Review: Henrik Ibsen’s A Doll’s House
Ibsen has aptly been described as the father of modern theatre and he’s also lionized for his realism – both qualities on display at times in his A Doll’s House. I’ll dispense with comments on the acting in the Off-Broadway production in Ann Arbor Friday night, other than to say I thought it was excellent, and get right on to the play itself. Ibsen wrote it while residing, not in his home country of Norway, but in Germany. It was published in 1879. The main characters are Nora and her husband Torvald Helmer. The play opens Christmas Eve. Nora is quite giddy this year because her husband has just been promoted to the position of manager at a bank and she can finally be more free in spending his money. He on the other hand, tells her not so fast – the money is not in hand yet and nothing is more morally reprehensible than borrowing money. After all, a slate tile may fall on his head and strike him dead and she’ll be left holding the bag. She is depicted, like most women of her day, as nothing more than a grown child whose only source of power is her ability to manipulate first her father while he lived, and then later her over-bearing husband – the latter with flattery and her good looks. She’s a doll living in a doll’s house and both Nora and Torvald appear to like it that way. In particular she especially likes to manipulate him to get some extra spending money, and he enjoys playing the father figure and telling her she burns through it irresponsibly.
As the plot unfolds we find out, however, that Nora has done at least one independent and naughty thing in her life – she had illegally contracted with her father’s forged signature a loan of 10,800 Crowns to pay for a year of living in Italy so that Torvald could recover from some consumptive affliction there. Torvald, being the patriarchal tightwad that he is, of course had refused to borrow the money to save himself. Shortly after taking out the illegal loan, Nora’s father dies so it appears her secret is safe as long as she can pay her creditor. Naturally, the real reason she is always wheedling Torvald for money is to pay off said creditor, not simply for lavish spending on herself as at first we believed.
Torvald’s first act as manager of the bank is to fire a certain Nils Krogstad because of his questionable ethics. Krogstad, however, turns out to be the one who loaned Nora the money, and he also figures out that she forged her father’s signature. He threatens to expose her double life and to ruin her Barbie-doll existence unless she can cajole her husband to rehire him. Nora fails in her appeals to her husband because he cannot countenance his underlings believing his judgments can be overridden by his wife, nor will he stake his own reputation at the bank on a man like Krogstad.

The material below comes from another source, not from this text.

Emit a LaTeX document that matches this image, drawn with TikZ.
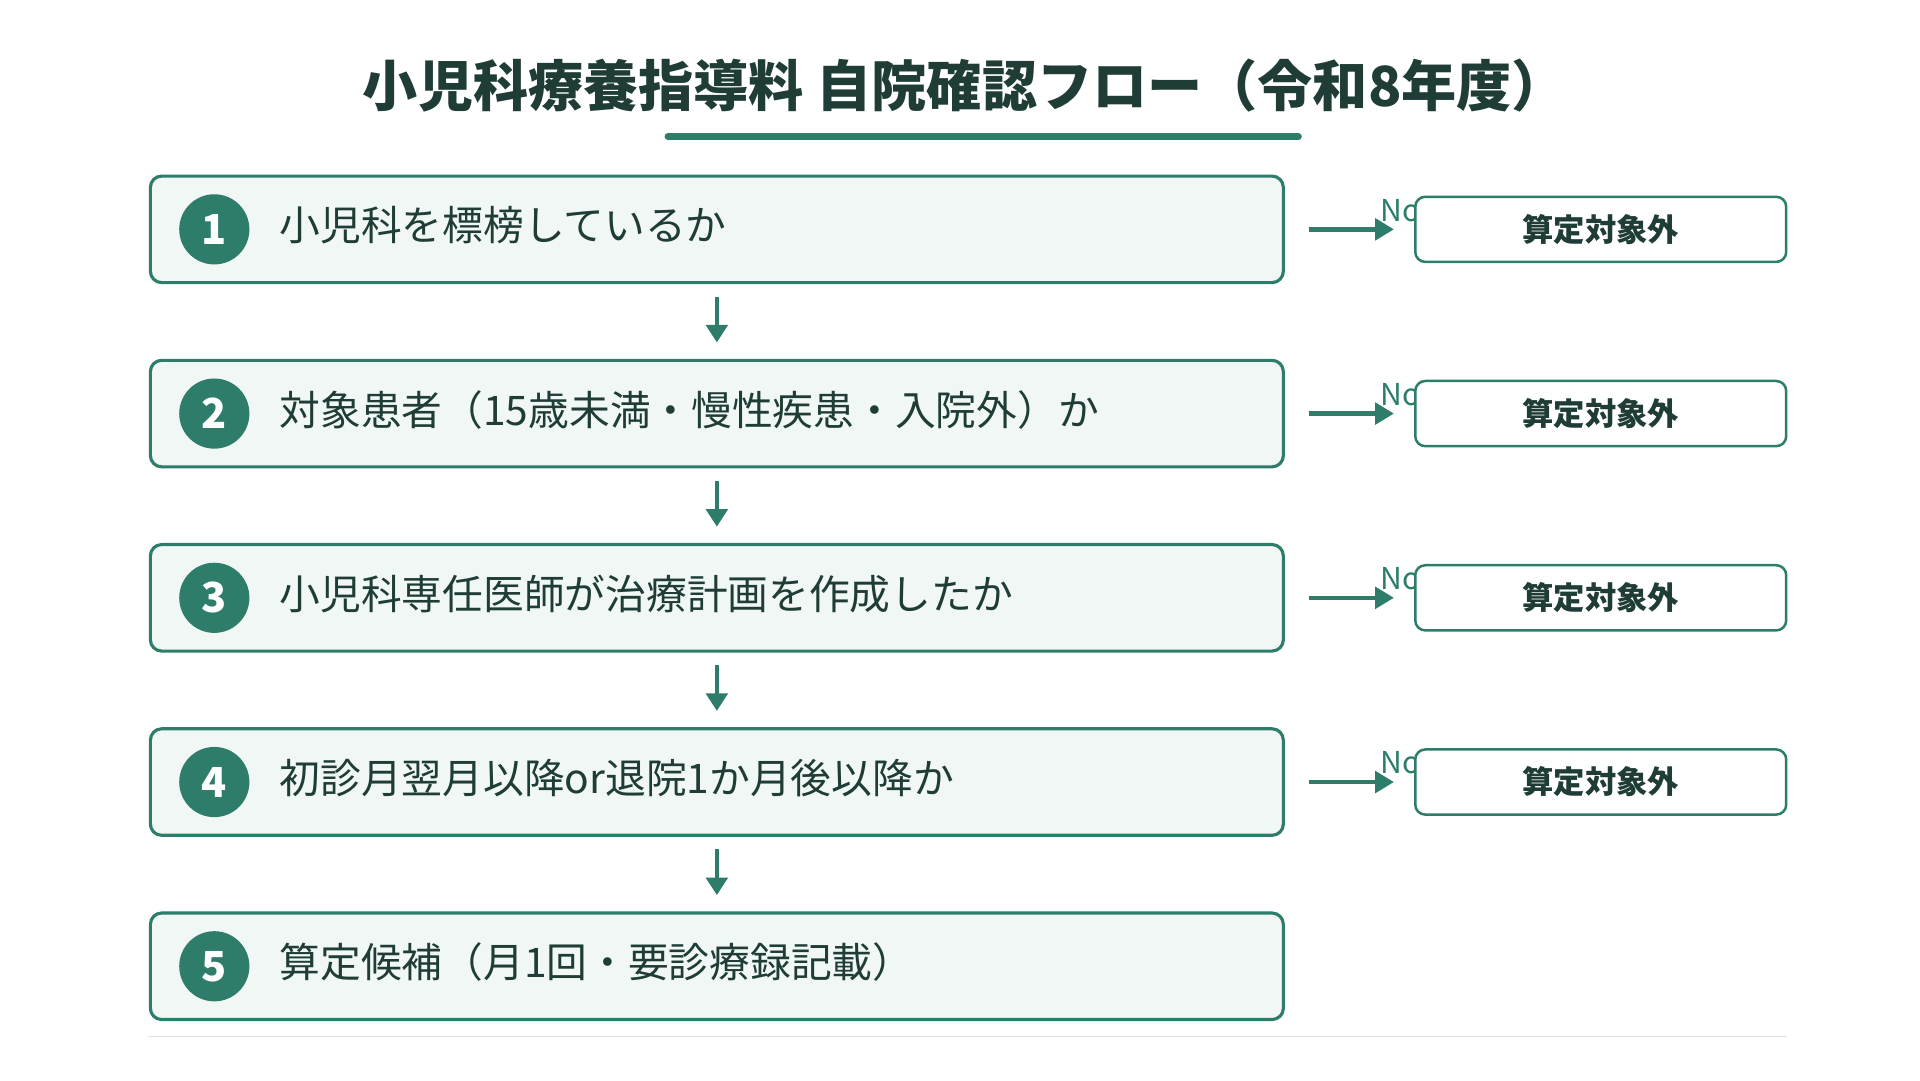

When Nora realizes that she will be exposed, she contemplates suicide, but cannot bring herself to carry it out. When the secret comes out, Torvald naturally castigates his wife’s profligacy and deception because it now threatens his own reputation and standing at the bank because some may believe he actually persuaded his wife to forge her father’s signature to save his own skin. While being excoriated, Nora realizes that she is nothing more than a trophy wife for Torvald and she has an awakening. Krogstad, then suddenly reverses his threats to bring them both down and he sends the forged document to Nora to destroy. It is intercepted by Torvald who reads it, is elated that the story will be kept secret, and he throws it in the fire. For Torvald all is now well, and he wants to resume their life in Barbie-land after a small bump in the road.
OK, so far so good. Ibsen has brilliantly captured the real standing of women in his era as nothing more than childlike dolls as well as the men who want to keep them that way. But it’s at this point where the plot becomes preachy and Ibsen fails to plumb the depth of realistic theatre. Husband and wife have a long heart-to-heart as adults – something they’ve never done. Rather than acquiesce to her husband’s wishes and return to their safe existence, Nora decides to go off to become an adult. While an emotive ending, I thought it did not confirm to Aristotle’s eikos – that is a realistic portrayal of what would have likely happened. Rather, I would have thought it better to have either Nora run away immediately without any word and only later have the tête-à-tête with Torvald, or more likely temporarily re-submit and then let the awakening percolate up to the point that she could no longer take it and then leave. Any kind of lengthy conversation with Torvald the very night of the exposure would have been out of the question. Also, he was the kind of man who would have become violent with his wife rather than let her harm his reputation by running off. Perhaps that kind of ending was just too much for Ibsen’s day and we should be thankful for how far he did push the envelope of realistic theatre.